How Feed The Soul Foundation Is Supporting Black-Owned Restaurants
Photo Credit: Feed the Soul Foundation

Photo Credit: Feed the Soul Foundation

How Feed The Soul Foundation Is Supporting Black-Owned Restaurants

black owned business , Cuisine
Nasha Smith
Nasha Smith May 25, 2021

Among the many casualties of last year’s pandemic were restaurant and bar workers, especially in Black-owned restaurants. Nearly two million in the culinary industry lost their jobs and are still unemployed. Recognizing these challenges, the Feed the Soul Foundation launched in 2020 to help Black culinary businesses.

Founded by entrepreneurs Falayn Farrell, Warren Luckett, and Derek Robinson, the non-profit is an offshoot of the branding and marketing awareness campaign Black Restaurant Week. According to Farrell, on the heels of Covid-19 and the Black Lives Matter movement in the wake of George Floyd’s murder, they received interest from corporate partners asking how they could help more. The trio saw an opportunity to support marginalized restaurateurs.

“We would talk to Black-owned restaurants all the time,” Farrell told Travel Noire. “They would say, I know there are certain areas that I need to improve within my business, but I don’t have the capital to do that on my own. Or they just didn’t have the consultants or the expertise to do it on their own. What we want to do with the foundation is really just pick up and continue that conversation with making businesses sustainable in the community.”

In response, the foundation created the Restaurant Business Development Grant Program to assist culinary entrepreneurs with financial and professional resources. The selected businesses are issued a $10,000 cash grant to invest in their ventures as well as six months of business development support. The three sessions of programming include financial literacy training presented by Amergy Bank and one on one consultations with financial consultants. This is followed by the heavily requested marketing and advertising session with topics like traditional forms of advertising, working with the radio stations, billboards, social media buys, and developing a marketing plan. The final session is a critical one-on-one consultation with a business consultant in the area that the entrepreneur selected. The businesses are provided eight areas to focus on including menu consultation, beverage bar program development, and brand identity development.

Farrell explained, “The thought process behind that is when you talk to businesses, as a collective, there’s a lot of programming for small businesses. But it’s usually one size fits all model.
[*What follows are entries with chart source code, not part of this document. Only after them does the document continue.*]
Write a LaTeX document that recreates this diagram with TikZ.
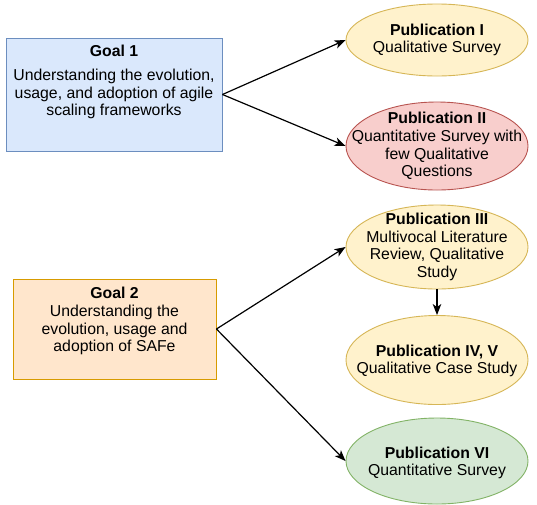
\documentclass[tikz,border=0pt]{standalone}
\usepackage{fontspec}
\setmainfont{Liberation Sans}
\usetikzlibrary{shapes.geometric,arrows.meta}
\definecolor{bluef}{HTML}{DAE8FC}
\definecolor{blued}{HTML}{6C8EBF}
\definecolor{orangef}{HTML}{FFE6CC}
\definecolor{oranged}{HTML}{D79B00}
\definecolor{yellowf}{HTML}{FFF2CC}
\definecolor{yellowd}{HTML}{D6B656}
\definecolor{redf}{HTML}{F8CECC}
\definecolor{redd}{HTML}{B85450}
\definecolor{greenf}{HTML}{D5E8D4}
\definecolor{greend}{HTML}{82B366}
\begin{document}
\begin{tikzpicture}[x=1pt,y=-1pt,
  goalbox/.style={draw, rectangle, line width=0.9pt, inner sep=0pt},
  pub/.style={draw, ellipse, line width=0.9pt, inner sep=0pt, minimum width=182pt},
  txt/.style={align=center, font=\fontsize{15.8}{17.7}\selectfont, inner sep=0pt},
  arr/.style={-{Stealth[length=11pt,width=8.5pt,inset=3pt]}, line width=1.2pt}]
\useasboundingbox[fill=white] (0,0) rectangle (537,504);
% goals
\node[goalbox, fill=bluef, draw=blued, minimum width=216pt, minimum height=113pt] (g1) at (114,94.5) {};
\node[txt] (g1h) at (114,51) {\textbf{Goal 1}};
\node[txt] (g1t) at (114,94) {Understanding the evolution,\\usage, and adoption of agile\\scaling frameworks};
\node[goalbox, fill=orangef, draw=oranged, minimum width=203pt, minimum height=100pt] (g2) at (114.5,329) {};
\node[txt] (g2h) at (114.5,293) {\textbf{Goal 2}};
\node[txt] (g2t) at (114.5,330) {Understanding the\\evolution, usage and\\adoption of SAFe};
% publications
\node[pub, fill=yellowf, draw=yellowd, minimum height=72pt] (p1) at (437,40) {};
\node[txt] (p1t) at (p1) {\textbf{Publication I}\\Qualitative Survey};
\node[pub, fill=redf, draw=redd, minimum height=88pt] (p2) at (437,146) {};
\node[txt] (p2t) at (p2) {\textbf{Publication II}\\Quantitative Survey with\\few Qualitative\\Questions};
\node[pub, fill=yellowf, draw=yellowd, minimum height=84pt] (p3) at (437,247) {};
\node[txt] (p3t) at (p3) {\textbf{Publication III}\\Multivocal Literature\\Review, Qualitative\\Study};
\node[pub, fill=yellowf, draw=yellowd, minimum height=89pt] (p4) at (437,360) {};
\node[txt] (p4t) at (437,361) {\textbf{Publication IV, V}\\Qualitative Case Study};
\node[pub, fill=greenf, draw=greend, minimum height=86pt] (p6) at (437,461) {};
\node[txt] (p6t) at (437,463) {\textbf{Publication VI}\\Quantitative Survey};
% connectors
\draw[arr] (g1.east) -- (p1.west);
\draw[arr] (g1.east) -- (p2.west);
\draw[arr] (g2.east) -- (p3.west);
\draw[arr] (g2.east) -- (p6.west);
\draw[arr] (p3.south) -- (p4.north);
\end{tikzpicture}
\end{document}
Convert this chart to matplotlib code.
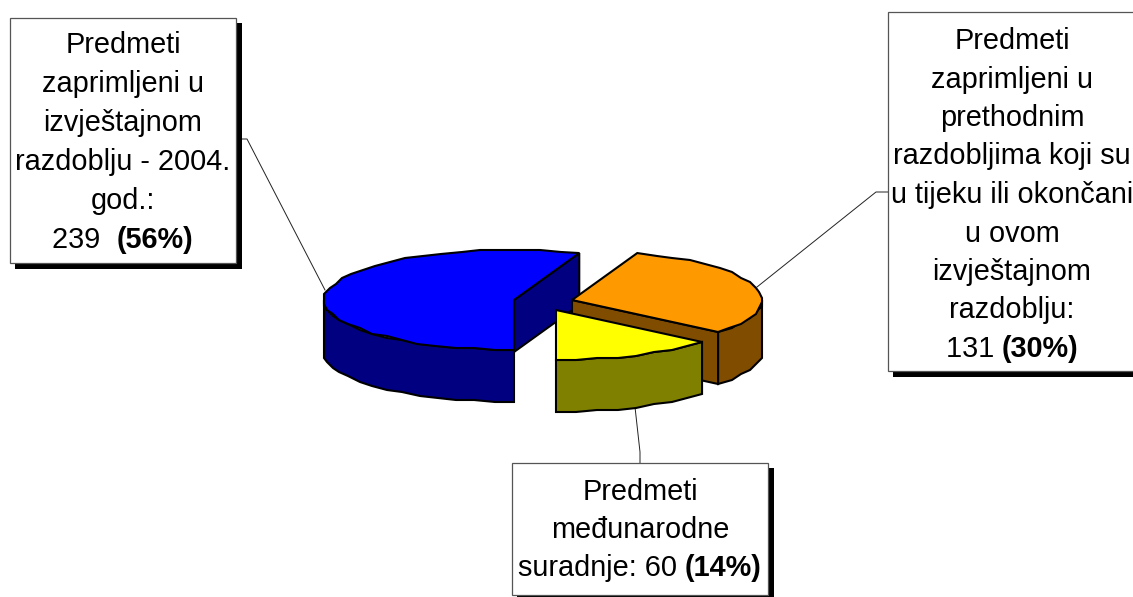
#!/usr/bin/env python3
import numpy as np
import matplotlib
matplotlib.use('Agg')
import matplotlib.pyplot as plt

plt.rcParams['font.family'] = ['Liberation Sans', 'DejaVu Sans']

# slices, in drawing order
values = [239, 131, 60]
top_colors = ['#0000ff', '#ff9900', '#ffff00']
side_colors = ['#000080', '#804c00', '#808000']

# box texts, last line is split in plain and bold part
box_lines = [
    ['Predmeti', 'zaprimljeni u', 'izvještajnom', 'razdoblju - 2004.', 'god.:'],
    ['Predmeti', 'zaprimljeni u', 'prethodnim', 'razdobljima koji su',
     'u tijeku ili okončani', 'u ovom', 'izvještajnom', 'razdoblju:'],
    ['Predmeti', 'međunarodne'],
]
box_last = [('239  ', '(56%)'), ('131 ', '(30%)'), ('suradnje: 60 ', '(14%)')]

# layout, in pixels
W, H = 1133, 597
centers = [(514, 300), (572, 300), (556, 310)]
rx, ry, depth = 190, 50, 52
boxes = [(10, 18, 236, 263), (888, 12, 1140, 371), (512, 463, 768, 595)]
text_x = [123, 1012, 640]
text_y = [45, 41, 492]
line_step = [39, 38.5, 38]
leaders = [
    ([236, 247, 325], [139, 139, 290]),
    ([888, 876, 757], [192, 192, 287]),
    ([640, 640, 635], [463, 452, 407]),
]

fig = plt.figure(figsize=(W / 100, H / 100), dpi=100)
ax = fig.add_axes([0, 0, 1, 1])
ax.set_xlim(0, W)
ax.set_ylim(H, 0)
ax.axis('off')


def arc(c, a0, a1, dy=0):
    # rim of the disc, coarse steps give the stepped edge of the old chart
    n = max(int(abs(a1 - a0) / 6), 1) + 1
    t = np.radians(np.linspace(a0, a1, n))
    x = c[0] + rx * np.cos(t)
    y = c[1] - ry * np.sin(t) + dy
    x[1:-1] = np.round(x[1:-1] / 3) * 3
    y[1:-1] = np.round(y[1:-1] / 2) * 2
    return x, y


def poly(x, y, color):
    ax.fill(x, y, facecolor=color, edgecolor='black', lw=1.5, joinstyle='miter', zorder=3)


# first slice ends at the front of the pie and runs clockwise
angle = 270.0
for v, c, top, side in zip(values, centers, top_colors, side_colors):
    hi = angle
    lo = angle - v / sum(values) * 360
    angle = lo

    # outer wall, only the front half of the rim shows
    if lo < 0:
        a, b = lo, min(hi, 0)
    else:
        a, b = 180, hi
    xa, ya = arc(c, a, b)
    xb, yb = arc(c, b, a, depth)
    poly(np.r_[xa, xb], np.r_[ya, yb], side)

    # cut face
    if -90 < lo < 90:
        xe, ye = arc(c, lo, lo)
        xe, ye = xe[0], ye[0]
        poly([c[0], xe, xe, c[0]], [c[1], ye, ye + depth, c[1] + depth], side)

    xt, yt = arc(c, lo, hi)
    poly(np.r_[c[0], xt], np.r_[c[1], yt], top)

for lx, ly in leaders:
    ax.plot(lx, ly, color='#222222', lw=0.7, zorder=2)

renderer = fig.canvas.get_renderer()
fs = 20.8
for b, lines, last, tx, ty, step in zip(boxes, box_lines, box_last, text_x, text_y, line_step):
    x0, y0, x1, y1 = b
    ax.fill([x0 + 5, x1 + 6, x1 + 6, x0 + 5], [y0 + 5, y0 + 5, y1 + 6, y1 + 6],
            color='black', lw=0, zorder=4)
    ax.fill([x0, x1, x1, x0], [y0, y0, y1, y1], facecolor='white',
            edgecolor='#555555', lw=0.9, zorder=5)
    for i, s in enumerate(lines):
        ax.text(tx, ty + i * step, s, fontsize=fs, ha='center', va='center', zorder=6)
    y = ty + len(lines) * step
    # plain and bold part side by side, centred together
    t1 = ax.text(0, y, last[0], fontsize=fs, ha='left', va='center', zorder=6)
    t2 = ax.text(0, y, last[1], fontsize=fs, fontweight='bold', ha='left', va='center', zorder=6)
    t1.set_text(last[0].replace(' ', '\u00a0'))
    w1 = t1.get_window_extent(renderer).width
    w2 = t2.get_window_extent(renderer).width
    t1.set_x(tx - (w1 + w2) / 2)
    t2.set_x(tx - (w1 + w2) / 2 + w1)

fig.savefig('out.png', dpi=100)
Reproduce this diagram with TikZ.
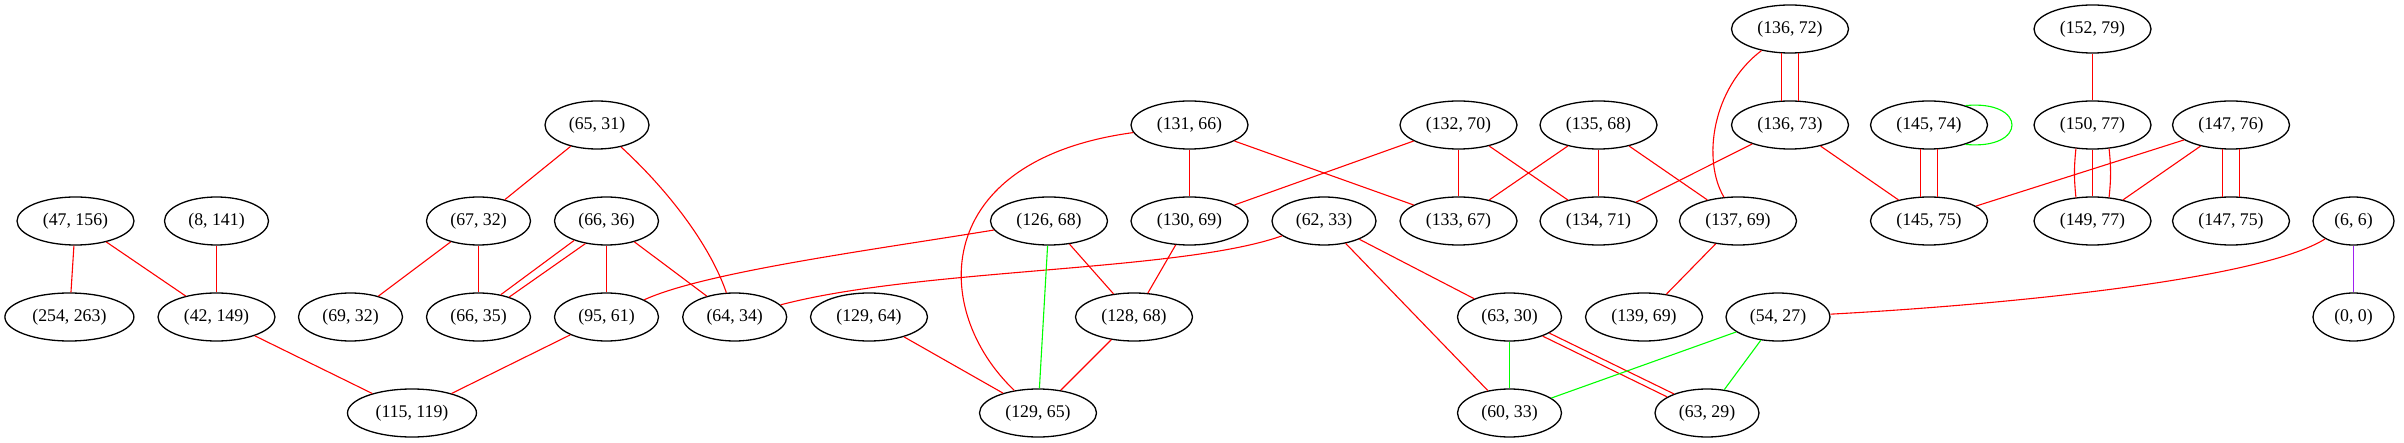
\documentclass[tikz,border=0pt]{standalone}
\usepackage{fontspec}
\setmainfont{Liberation Serif}
\usetikzlibrary{shapes.geometric}
\definecolor{gvred}{RGB}{255,0,0}
\definecolor{gvgreen}{RGB}{0,255,0}
\definecolor{gvpurple}{RGB}{160,32,240}
\begin{document}
\begin{tikzpicture}[x=0.5pt,y=-0.5pt,
  nd/.style={ellipse, draw=black, line width=0.65pt, inner sep=0pt, minimum height=24pt, font=\fontsize{8.9}{10}\selectfont},
  wA/.style={minimum width=58.5pt},
  wB/.style={minimum width=52pt},
  wC/.style={minimum width=64.5pt},
  wD/.style={minimum width=40.5pt},
  rd/.style={draw=gvred, line width=0.55pt},
  gn/.style={draw=gvgreen, line width=0.55pt},
  pu/.style={draw=gvpurple, line width=0.55pt}]
\useasboundingbox (0,0) rectangle (2404,443);
% nodes
\node[nd,wB] (a6531) at (597,125) {(65, 31)};
\node[nd,wA] (a47156) at (75.5,221) {(47, 156)};
\node[nd,wB] (a8141) at (216.5,221) {(8, 141)};
\node[nd,wB] (a6732) at (478.5,221) {(67, 32)};
\node[nd,wB] (a6636) at (606.5,221) {(66, 36)};
\node[nd,wC] (a254263) at (69.4,317) {(254, 263)};
\node[nd,wA] (a42149) at (216.5,317) {(42, 149)};
\node[nd,wB] (a6932) at (350.5,317) {(69, 32)};
\node[nd,wB] (a6635) at (478.5,317) {(66, 35)};
\node[nd,wB] (a9561) at (606.5,317) {(95, 61)};
\node[nd,wB] (a6434) at (734.7,317) {(64, 34)};
\node[nd,wC] (a115119) at (412,413) {(115, 119)};
\node[nd,wA] (a13166) at (1189.5,125) {(131, 66)};
\node[nd,wA] (a13270) at (1458.5,125) {(132, 70)};
\node[nd,wA] (a13568) at (1598.5,125) {(135, 68)};
\node[nd,wA] (a12668) at (1049,221) {(126, 68)};
\node[nd,wA] (a13069) at (1189.5,221) {(130, 69)};
\node[nd,wB] (a6233) at (1324,221) {(62, 33)};
\node[nd,wA] (a13367) at (1458.5,221) {(133, 67)};
\node[nd,wA] (a13471) at (1598.5,221) {(134, 71)};
\node[nd,wA] (a13769) at (1738,221) {(137, 69)};
\node[nd,wA] (a12964) at (869,317) {(129, 64)};
\node[nd,wA] (a12868) at (1134,317) {(128, 68)};
\node[nd,wB] (a6330) at (1509.5,317) {(63, 30)};
\node[nd,wA] (a13969) at (1644,317) {(139, 69)};
\node[nd,wB] (a5427) at (1778,317) {(54, 27)};
\node[nd,wA] (a12965) at (1038,413) {(129, 65)};
\node[nd,wB] (a6033) at (1509.5,413) {(60, 33)};
\node[nd,wB] (a6329) at (1707,413) {(63, 29)};
\node[nd,wA] (a13672) at (1790,29) {(136, 72)};
\node[nd,wA] (a15279) at (2092.5,29) {(152, 79)};
\node[nd,wA] (a13673) at (1790,125) {(136, 73)};
\node[nd,wA] (a14574) at (1929,125) {(145, 74)};
\node[nd,wA] (a15077) at (2092.5,125) {(150, 77)};
\node[nd,wA] (a14776) at (2231,125) {(147, 76)};
\node[nd,wA] (a14575) at (1929,221) {(145, 75)};
\node[nd,wA] (a14977) at (2092.5,221) {(149, 77)};
\node[nd,wA] (a14775) at (2231,221) {(147, 75)};
\node[nd,wD] (a66) at (2353.5,221) {(6, 6)};
\node[nd,wD] (a00) at (2353.5,317) {(0, 0)};
% straight red edges
\draw[rd] (a6531) -- (a6732);
\draw[rd] (a47156) -- (a254263);
\draw[rd] (a47156) -- (a42149);
\draw[rd] (a8141) -- (a42149);
\draw[rd] (a6732) -- (a6932);
\draw[rd] (a6732) -- (a6635);
\draw[rd] (a6636) -- (a9561);
\draw[rd] (a6636) -- (a6434);
\draw[rd] (a42149) -- (a115119);
\draw[rd] (a9561) -- (a115119);
\draw[rd] (a13166) -- (a13069);
\draw[rd] (a13166) -- (a13367);
\draw[rd] (a13270) -- (a13069);
\draw[rd] (a13270) -- (a13367);
\draw[rd] (a13270) -- (a13471);
\draw[rd] (a13568) -- (a13367);
\draw[rd] (a13568) -- (a13471);
\draw[rd] (a13568) -- (a13769);
\draw[rd] (a12668) -- (a12868);
\draw[rd] (a13069) -- (a12868);
\draw[rd] (a12964) -- (a12965);
\draw[rd] (a12868) -- (a12965);
\draw[rd] (a6233) -- (a6330);
\draw[rd] (a6233) -- (a6033);
\draw[rd] (a13673) -- (a13471);
\draw[rd] (a13673) -- (a14575);
\draw[rd] (a15279) -- (a15077);
\draw[rd] (a14776) -- (a14575);
\draw[rd] (a14776) -- (a14977);
\draw[rd] (a13769) -- (a13969);
% curved red edges
\draw[rd] (a6531) .. controls (668,190) and (710,245) .. (a6434);
\draw[rd] (a13166) .. controls (930,160) and (930,310) .. (a12965);
\draw[rd] (a12668) .. controls (872,250) and (705,272) .. (a9561);
\draw[rd] (a6233) .. controls (1180,272) and (920,268) .. (a6434);
\draw[rd] (a13672) .. controls (1712,88) and (1702,160) .. (a13769);
\draw[rd] (a66) .. controls (2260,280) and (2000,305) .. (a5427);
% multi edges
\draw[rd] (a6636.211.5) -- (a6635.45.8);
\draw[rd] (a6636.227) -- (a6635.33.4);
\draw[rd] (a6330.-22) -- (a6329.150);
\draw[rd] (a6330.-30) -- (a6329.158);
\draw[rd] (a13672.-71) -- (a13673.71);
\draw[rd] (a13672.-109) -- (a13673.109);
\draw[rd] (a14574.-71) -- (a14575.71);
\draw[rd] (a14574.-109) -- (a14575.109);
\draw[rd] (a14776.-71) -- (a14775.71);
\draw[rd] (a14776.-109) -- (a14775.109);
\draw[rd] (a15077) -- (a14977);
\draw[rd] (a15077.-55) to[bend left=6] (a14977.55);
\draw[rd] (a15077.-125) to[bend right=6] (a14977.125);
% green edges
\draw[gn] (a12668) -- (a12965);
\draw[gn] (a6330) -- (a6033);
\draw[gn] (a5427) -- (a6033);
\draw[gn] (a5427) -- (a6329);
\draw[gn] (a14574.28) .. controls +(62,-6) and +(62,6) .. (a14574.-28);
% purple edge
\draw[pu] (a66) -- (a00);
\end{tikzpicture}
\end{document}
When we really talk to businesses, their type of needs are all different. Their challenges are different. So, we didn’t want to put them in the same boat for the whole program.”

The program is just one of many initiatives sponsored by the foundation together with partners like Maker’s Mark® and Grubhub. A national emergency fund was set up to take care of incidentals not covered by insurance. Their scholarship program called Program Next, educates, supports, and mentors the next generation of culinary business leaders.

The inaugural Restaurant Business Development Grant Program cohort consists of 25 diverse small businesses from all over the United States including Jacksonville, FL; Atlanta, GA; New Orleans, LA; Baltimore, MA; Houston, TX; and San Jose, CA.

“One of our sister partner programs is Latin Restaurant Week, and we also understand the need for support in the indigenous community as well. We’re targeting marginalized groups like Black-owned restaurants, but even within that, formerly incarcerated or returning citizens, veterans, and senior citizens. We just really want to help the marginalized community with steps to get ahead.”

The foundation is already looking ahead to cohort two, which is scheduled to open for applications in October. With the support of corporate partners, Farrell hopes they will continue to grow and provide vital assistance to the marginalized small businesses in the culinary industry.

“What we’ve been dealing with in the culinary community is the resurgence of diversity, storytelling, and finally, a platform being created for these groups that were kind of ignored for so long,” she said. “We tell people all the time it’s not about a handout. It’s that they have a good product, and they just want to be sustainable in their community. Money is great. Cash injections are great. But I think if you don’t tell the story of what you do with the cash, within a year you’re back in the same boat because you weren’t taught how to properly invest it back in your business or spend it on your business to grow. Those are some of the problems we’re trying to solve with the foundation.”